Monday, October 24th, 2011
The organization Public Citizen has released a report analyzing the impact of tort reform on health care in Texas. It’s important to pay attention to this, because lobbying organizations pushing for more tort reform like to hold Texas up as a success story that other states, and the nation, should emulate.
Some background — in 2003, the state of Texas imposed a $250,000 cap on the amount of non-economic damages patients could recover from doctors. The law also shields emergency room doctors from malpractice suits entirely, since to win such a suit in Texas the plaintiffs have to prove the physician intended to harm them. Texas attorneys say this is an impossible threshold to meet, and they have stopped taking malpractice cases involving emergency room personnel.
You may think you’ll never sue anyone, but you never know. “Tort” refers to any personal injury, not just malpractice. People get ripped off by contractors or injured by products all the time. Many mesothelioma patients file their first personal injury suit in their senior years, since the results of exposure to asbestos sometimes take years to show up. But if you are seriously injured and live in a “tort reformed” state, you may be unable to be fully compensated for your injury.
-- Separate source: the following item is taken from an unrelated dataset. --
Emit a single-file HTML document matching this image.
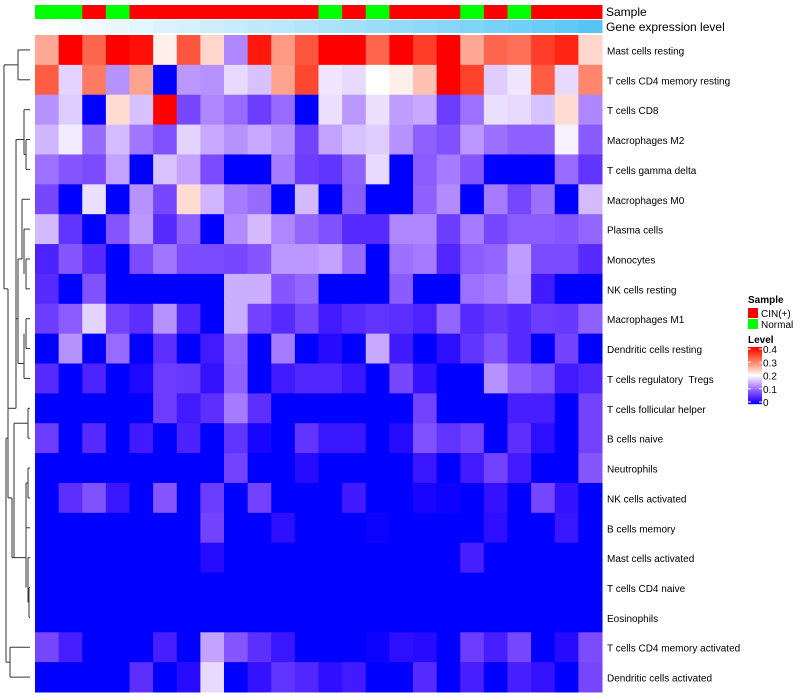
<!DOCTYPE html>
<html><head><meta charset="utf-8">
<style>
html,body{margin:0;padding:0;background:#fff;width:800px;height:700px;overflow:hidden;font-family:"Liberation Sans",sans-serif;}
svg text{font-family:"Liberation Sans",sans-serif;white-space:pre;}
</style></head>
<body>
<svg id="chart" width="800" height="700" xmlns="http://www.w3.org/2000/svg">
<g id="dendro" stroke="#333" stroke-width="1" fill="none"></g>
<g id="cells"></g>
<g id="annot"></g>
<g id="labels" font-size="10" fill="#000"></g>
<g id="legend"></g>
</svg>
<script>
const rowNames = ["Mast cells resting","T cells CD4 memory resting","T cells CD8","Macrophages M2","T cells gamma delta","Macrophages M0","Plasma cells","Monocytes","NK cells resting","Macrophages M1","Dendritic cells resting","T cells regulatory \u00a0Tregs","T cells follicular helper","B cells naive","Neutrophils","NK cells activated","B cells memory","Mast cells activated","T cells CD4 naive","Eosinophils","T cells CD4 memory activated","Dendritic cells activated"];
// Sample group per column: 1 = CIN(+), 0 = Normal
const sampleGroup = [0,0,1,0,1,1,1,1,1,1,1,1,0,1,0,1,1,1,0,1,0,1,1,1];
// Gene expression level annotation (0..1)
const geneLevel = [0,0.04,0.08,0.12,0.16,0.2,0.24,0.28,0.32,0.36,0.4,0.44,0.48,0.52,0.56,0.6,0.64,0.68,0.72,0.76,0.8,0.84,0.9,0.96];
// Level values (0..10 scale => 0..0.4)
const r01=[6.7,10,8,10,9.7,5.3,8.3,5.8,3,9.5,7,8.3,10,10,8,10,8.8,10,6.7,8,7.8,8.8,9.3,5.8];
const r02=[8.2,4.3,7.6,3.2,6.8,0,3.3,3.2,4.4,4,6.8,8.6,4.6,4.4,5,5.3,6.2,10,8.7,4.2,4.6,8.2,4.4,7.4];
const r03=[3.2,4.2,0,5.7,4,10,1.8,3,2.5,1.6,2.5,0,4.5,3.3,4.5,3.4,3.6,1.6,2.6,4.5,4.4,4,5.7,3];
const r04=[3.8,4.7,2.5,3.9,2.7,2,4.3,3.6,3.2,3.6,3.2,1.7,3.5,4,4.2,3.2,2.3,2,3.3,2.6,2.3,2.3,4.8,2.2];
const r05=[2.6,2.1,1.9,3.5,0,4,3.5,1.9,0,0,2.8,1.6,1.4,2.3,4.4,0,2.2,2.8,2.1,0,0,0,2.5,1.4];
const r06=[1.8,0,4.5,0,3.2,1.8,5.7,3.8,2.8,2.5,0,3.9,0,2.2,0,0,2.3,3.1,0,2.8,1.8,2.6,0,3.9];
const r07=[3.9,1.4,0,2.1,3.3,1.2,2.3,0,3.1,3.9,3,2.4,2,1.2,1.2,3,3,1.6,2.8,1.8,2.2,2.2,2.1,2.4];
const r08=[1,2.1,1.2,0,1.9,2.7,1.9,1.9,1.8,2.1,3.3,3.3,3.5,2.5,0,2.6,2.8,1.1,2.2,2.4,3.4,1.9,1.9,1.2];
const r09=[1.2,0,2,0,0,0,0,0,3.7,3.7,2.1,2.4,0,0,0,2.2,0,0,2.6,2.8,3.3,0.8,0,0];
const r10=[1.6,2.2,4.3,1.7,1.3,3.2,1.1,0,3.7,1.7,1.2,1.8,0.8,1.2,1.4,1.3,1,2.4,1.2,1.5,1.2,1.6,1.5,2.3];
const r11=[0,3.2,0,2.5,0,1.3,0,0.8,2.4,0,2.8,0,0.4,0,3.6,0.8,0,0.5,1.4,2,1.2,0,1.7,0];
const r12=[1.2,0,1,0,0.3,1.6,1.5,0.6,2.3,0,0.8,1.1,1.1,0.7,0,1.8,0.6,0,0,3.2,2.3,2,0.8,1.1];
const r13=[0,0,0,0,0,1.6,0.8,1.3,2.8,1.3,0,0,0,0,0,0,1.7,0,0,0,0.9,0.9,0,1.7];
const r14=[1.6,0,1.2,0,0.8,0,1,0,1.4,0.2,0,1.4,0.7,0.7,0,0.4,2,1.4,1.7,0,1.3,0.5,0,1.7];
const r15=[0,0,0,0,0,0,0,0,1.7,0,0,0.4,0,0,0,0,0.7,0,0.8,1.7,0.8,0,0,2.1];
const r16=[0,1.3,2,0.7,0,2.1,0,1.6,0,1.7,0,0,0,0.8,0,0,0.2,0.1,0,0.6,0,1.8,0.6,0];
const r17=[0,0,0,0,0,0,0,1.7,0,0,0.5,0,0,0,0.1,0,0,0,0,0.5,0,0,0.7,0];
const r18=[0,0,0,0,0,0,0,0.4,0,0,0,0,0,0,0,0,0,0,0.9,0,0,0,0,0];
const r19=[0,0,0,0,0,0,0,0,0,0,0,0,0,0,0,0,0,0,0,0,0,0,0,0];
const r20=[0,0,0,0,0,0,0,0,0,0,0,0,0,0,0,0,0,0,0,0,0,0,0,0];
const r21=[1.8,0.9,0,0,0,0.9,0,3.5,2.1,1.3,0.7,0,0,0,0.1,0.5,0.4,0,1.6,0.9,1.8,0,0.4,1.9];
const r22=[0,0,0,0,1.3,0,0.4,4.4,0,0.6,1.4,1.1,0.5,0.8,0,0,1.2,0,0.9,0,0.9,0.6,0,1.8];
const rowValues=[r01,r02,r03,r04,r05,r06,r07,r08,r09,r10,r11,r12,r13,r14,r15,r16,r17,r18,r19,r20,r21,r22];
const legendTicks=["0.4","0.3","0.2","0.1","0"];
const legendTickVals=[0.4,0.3,0.2,0.1,0];

const NS="http://www.w3.org/2000/svg";
function mk(tag,attrs,parent){const e=document.createElementNS(NS,tag);for(const k in attrs)e.setAttribute(k,attrs[k]);parent.appendChild(e);return e;}
const X0=35,X1=602,Y0=35,Y1=692;
const nCol=24,nRow=rowNames.length;
const cw=(X1-X0)/nCol,rh=(Y1-Y0)/nRow;
const xPos=i=>X0+i*cw, yPos=j=>Y0+j*rh;
function color(code){
  let r,g,b;
  if(code<=5){const t=Math.max(0,code)/5;r=255*Math.pow(t,0.75);g=255*Math.pow(t,1.25);b=255;}
  else{const t=Math.min(1,(code-5)/5);r=255;g=255*Math.pow(1-t,1.0);b=255*Math.pow(1-t,1.3);}
  return `rgb(${Math.round(r)},${Math.round(g)},${Math.round(b)})`;
}
const cells=document.getElementById('cells');
rowValues.forEach((row,j)=>{row.forEach((v,i)=>{
  const r=mk('rect',{x:xPos(i),y:yPos(j),width:cw+0.5,height:rh+0.5,fill:color(v)},cells);
  
  
});});
const annot=document.getElementById('annot');
sampleGroup.forEach((s,i)=>{
  const r=mk('rect',{x:xPos(i),y:5,width:cw+0.5,height:14,fill:s?'#ff0000':'#00ff00'},annot);
  
  
});
geneLevel.forEach((g,i)=>{
  const c=`rgb(${Math.round(255-176*g)},${Math.round(255-60*g)},${Math.round(255-10*g)})`;
  const r=mk('rect',{x:xPos(i),y:20,width:cw+0.5,height:13,fill:c},annot);
  
  
});
let t=mk('text',{x:606,y:16,'font-size':12},annot);t.textContent='Sample';


t=mk('text',{x:606,y:31,'font-size':12},annot);t.textContent='Gene expression level';


const labels=document.getElementById('labels');
rowNames.forEach((n,j)=>{
  const e=mk('text',{x:607,y:yPos(j)+rh/2+4.5},labels);e.textContent=n;
  
  
});
const d=document.getElementById('dendro');
const yc=j=>yPos(j)+rh/2;
const segs=[
 [30,yc(0),18,yc(0)],[30,yc(1),18,yc(1)],[18,yc(0),18,yc(1)],[18,(yc(0)+yc(1))/2,4,(yc(0)+yc(1))/2],
 [4,(yc(0)+yc(1))/2,4,yc(8)],
 [30,yc(2),24,yc(2)],[30,yc(3),26,yc(3)],[30,yc(4),26,yc(4)],[26,yc(3),26,yc(4)],[26,(yc(3)+yc(4))/2,24,(yc(3)+yc(4))/2],[24,yc(2),24,(yc(3)+yc(4))/2],
 [24,(yc(2)+yc(4))/2,16,(yc(2)+yc(4))/2],[16,(yc(2)+yc(4))/2,16,yc(12)],[16,yc(12),8,yc(12)],[8,yc(12),8,yc(8)],[4,yc(8),8,yc(8)],
 [30,yc(5),22,yc(5)],[30,yc(6),24,yc(6)],[30,yc(7),26,yc(7)],[30,yc(8),26,yc(8)],[26,yc(7),26,yc(8)],[24,yc(6),24,yc(7.5)],[22,yc(5),22,yc(7)],[22,yc(7),18,yc(7)],
 [30,yc(9),26,yc(9)],[30,yc(10),26,yc(10)],[26,yc(9),26,yc(10)],[30,yc(11),24,yc(11)],[24,yc(11),24,yc(9.5)],[24,yc(10.5),18,yc(10.5)],[18,yc(7),18,yc(10.5)],[18,yc(9),16,yc(9)],
 [30,yc(12),28,yc(12)],[30,yc(13),28,yc(13)],[28,yc(12),28,yc(13)],[28,yc(12.5),14,yc(12.5)],
 [30,yc(14),28,yc(14)],[30,yc(15),28,yc(15)],[28,yc(14),28,yc(15)],[30,yc(16),26,yc(16)],[26,yc(14.5),26,yc(16)],[28,yc(14.5),26,yc(14.5)],
 [30,yc(17),28,yc(17)],[30,yc(18),29,yc(18)],[30,yc(19),29,yc(19)],[29,yc(18),29,yc(19)],[28,yc(17),28,yc(18.5)],[26,yc(16),26,yc(18)],[26,yc(17),12,yc(17)],
 [14,yc(12.5),14,yc(17)],[12,yc(15),12,yc(17)],[8,yc(12),8,yc(15)],[8,yc(15),12,yc(15)],
 [30,yc(20),10,yc(20)],[30,yc(21),10,yc(21)],[10,yc(20),10,yc(21)],[10,yc(20.5),6,yc(20.5)],[6,yc(20.5),6,yc(13)],[6,yc(13),8,yc(13)]
];
segs.forEach(s=>{const l=mk('line',{x1:s[0],y1:s[1],x2:s[2],y2:s[3]},d);
  
  });
const lg=document.getElementById('legend');
t=mk('text',{x:748,y:303,'font-size':10,'font-weight':'bold'},lg);t.textContent='Sample';


[['CIN(+)','#ff0000',308],['Normal','#00ff00',319]].forEach(a=>{
  const r=mk('rect',{x:748,y:a[2],width:10,height:10,fill:a[1]},lg);
  
  
  const tx=mk('text',{x:761,y:a[2]+9,'font-size':10},lg);tx.textContent=a[0];
  
  
});
t=mk('text',{x:748,y:343,'font-size':10,'font-weight':'bold'},lg);t.textContent='Level';


const gy0=347,gy1=404;
for(let k=0;k<57;k++){const v=10*(1-k/56);
  const r=mk('rect',{x:748,y:gy0+k,width:14,height:1.2,fill:color(v)},lg);
  
  }
legendTicks.forEach((lab,k)=>{const y=gy1-(legendTickVals[k]/0.4)*(gy1-gy0-4)-2;
  mk('line',{x1:748,y1:y,x2:751,y2:y,stroke:'#fff'},lg);
  mk('line',{x1:759,y1:y,x2:762,y2:y,stroke:'#fff'},lg);
  const tx=mk('text',{x:763,y:y+4,'font-size':10},lg);tx.textContent=lab;
  
  });
</script>
</body></html>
But, you say, the cap is just on non-economic damages. It’s important to understand that “non-economic damages” are not just frivolous rewards to compensate injured people for pain and suffering. The difference between “economic” and “non-economic” damages are that the first are damages that can be documented at the time of trial — bills and estimates already received. The second are awarded to help the injured person pay for future expenses as he copes with his injury for the rest of his life.
The Texas law was written to remedy the allegedly “out of control” malpractice suits that were said to be the chief driver of out-of-control health care costs. In exchange for limiting the rights of citizens, Texas claims that tort reform has resulted in lower health care costs and an influx of new doctors into Texas, relieving their physician shortage.
Public Citizen says that’s hooey. The real-world data say that since 2003 –
- Medicare spending in Texas has risen 13 percent faster than the national average.
- Premiums for private health insurance have risen faster — 51.7 percent — in Texas than the national average.
- Although there are more physicians practicing in Texas now than before 2003, the rate of increase per capita actually is slower than it was before 2003.
- The number of primary care physicians in Texas per capita remains about what it was before 2003, and the number of doctors in rural areas actual has declined. The bragged-about influx of physicians have been mostly specialists moving to metropolitan areas.
Again, it’s important for you to understand this even if you don’t live in Texas. Chances are the same industry lobbying groups that sold tort reform to the Texas legislature has already been pressuring legislators in your state, and may already have succeeded in limiting your rights in state court. And there’s a push on for national tort reform as well.
These findings are not entirely new; other research organizations studying the results of Texas tort reform have reached similar conclusions. However, if you listened only to politicians, you’d think Texas has got all its health care problems solved. From the report:
Rep. Michele Bachmann (R-Minn.), for instance, said during the national debate over health insurance reform that projects to study medical liability were unnecessary because “we’ve already had a pilot program. It’s called the state of Texas. The state of Texas did a wonderful job of lawsuit reform and actually saw medical costs come down. We know it works.”
Rep. Lamar Smith (R-Texas), a co-sponsor of legislation now pending in Congress to impose federal caps on medical malpractice awards, credited the Texas liability caps with increasing the number of doctors in the state, which, he said, “means Texans pay less to have better health care and more options.”
Folks, what the politicians say is not true. Well, except in one respect — the rates Texas physicians pay for malpractice insurance has gone down. These savings have not been passed on to patients, but physicians are happy.
Dr. Bruce Malone, president of the Texas Medical Association, strongly refuted the Public Citizen report, saying that his organization had never promised health care costs would come down. Maybe not, but the politicians surely did. The physicians’ organization also said that since malpractice insurance rates were reduced, more money is available for care. Odd that all that extra money doesn’t show up anywhere in the data.